Banks moved quickly to cut home loan rates yesterday after the Reserve Bank dropped the official cash rate to 3.5 per cent.
Economists spoken to by the Herald said the dramatic 1.5 percentage point cut should put a cushion under falling house prices.
But with banks keeping tough home lending criteria and some 50,000 people expected to lose their jobs this year, they warned buying a property would remain out of many people's reach.
All the major banks dropped interest rates after yesterday's OCR announcement.
- Kiwibank dropped its floating home loan rate from 6.99 to 6.49 per cent, one-year fixed-term rate from 5.99 to 5.69 per cent and two-year rate from 6.99 to 5.99 per cent.
- Westpac dropped its floating rate from 7.49 to 6.89 per cent, one-year rate from 6.8 to 5.79 per cent and two-year rate from 6.85 to 5.89 per cent.

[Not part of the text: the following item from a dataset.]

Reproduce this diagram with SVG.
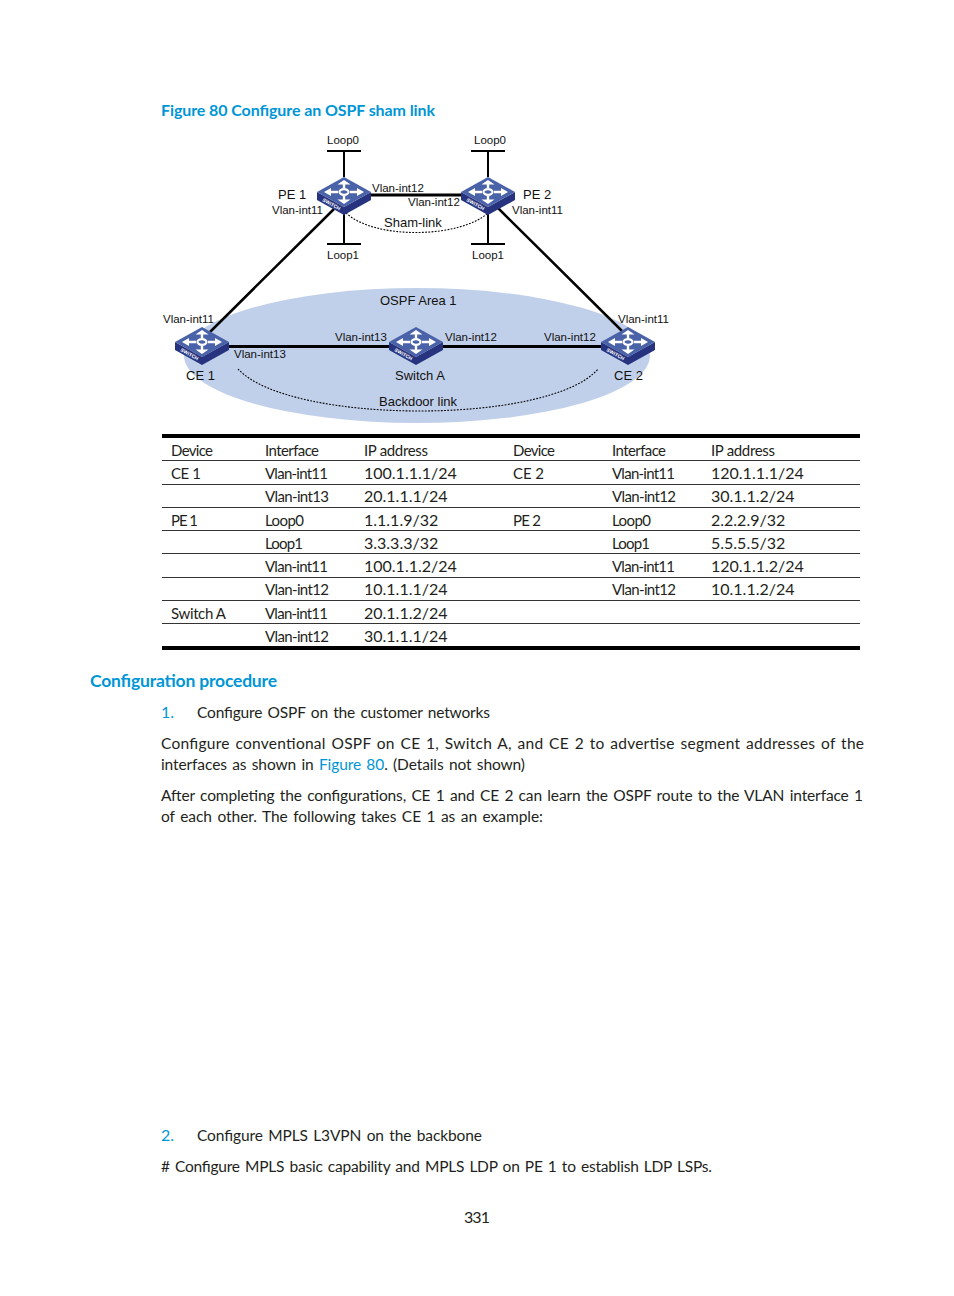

- BNZ dropped its floating rate from 7.49 to 6.99 per cent, one-year rate from 5.99 to 5.79 per cent and two-year rate from to 5.99 to 5.89 per cent.
- ANZ and National banks dropped floating rates from 7.5 to 6.95 per cent.
- ASB dropped its floating rate to 6.90 per cent and all fixed-term loans to 5.95 per cent.
- SBS Bank dropped its floating rate to 6.45 per cent.
ASB chief economist Nick Tuffley said those cuts would be enough to save some people their homes. "At least people who have got a little bit overstretched but have still got their job will now have the ability to refinance at lower rates, and take some of the financial pressure off," he said.
Borrowing for first-time buyers should also become easier. Westpac economist Brendan O'Donovan said lower repayments meant more people would be able to meet banks' income criteria for a home loan.
Massey University property studies professor Bob Hargreaves said more houses would sell, as people with a deposit at the ready took advantage of lower loan servicing costs to invest or buy a home.
But those waiting for a house price recovery could be waiting a while yet.
All three economists spoken to by the Herald said houses prices were still too high relative to incomes, at a time when many people feared losing their jobs. Mr O'Donovan said prices were caught in a battle between falling interest rates on the one hand and people's fear of losing their jobs on the other.
"It's not quite the same as suddenly stimulating a mass of would-be home owners, stampeding out to open homes," said Mr Tuffley. Buyers felt they had plenty of time before the market hit bottom, he said.
Mr Hargreaves said that at the national median house price of $328,500, the average borrower still needed $66,000 to pay the 20 per cent deposit required by many banks.
Mr O'Donovan said house prices would fall another 5 per cent this year before flattening out, which may allow wages to catch up.
The gap between home loan rates and the official cash rate has widened during the economic crisis, as the cost of offshore borrowing has increased. Westpac acting chief executive Bruce McLachlan said yesterday that retail interest rates should be seen in the context of a dramatically worsening international marketplace, which had pushed up the cost of banks' borrowing.